7. How To Exit

Click on the chart to enlarge it.

Remember that this trade entry was originally predicated on the monthly bar chart and that we dialed down through two lower timeframes to finesse the entry.

Because of the magnitude of the driving time frame my inclination is to use the NMA (magenta line on prices) as a trailing stop to exit the trade. That might be a little too loose for many traders, so an alternative would be to use a close (or 2 closes) below the Fast NMA (green line on prices) as a tighter stop mechanism.

The first close below the Fast NMA occurred near the end of March, 2003 (arrow under prices).
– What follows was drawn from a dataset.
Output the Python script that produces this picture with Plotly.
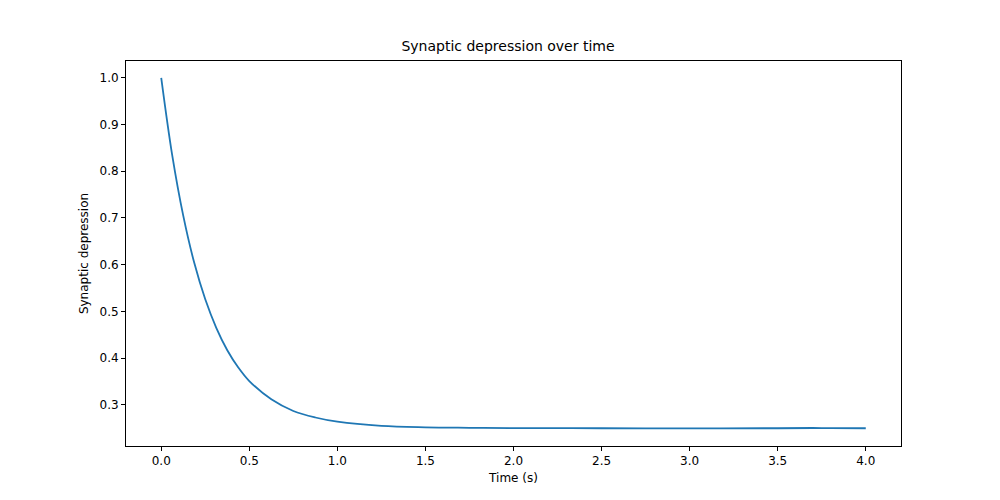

However, note that at the same time of this moving average violation another NMC ZeroHit buy setup had formed (with an entry signal the following bar) and this was occurring with yet another NMM ROC Slingshot formation.

This confluence of signals would be sufficient to nullify our potential exit. Thus I often recommend demanding two consecutive closes above or below the Fast NMA: If a setup develops when prices are near the Fast NMA we don't want to be knocked out of the trade just as an entry is being signaled.

In a market being driven by such a high timeframe signal, if a tighter stop is employed (Fast NMA) I also suggest having a solid re-entry technique to get back in and avoid missing the potential for further trend. A lower timeframe Ocean setup can function extremely well as a re-entry technique in such an event.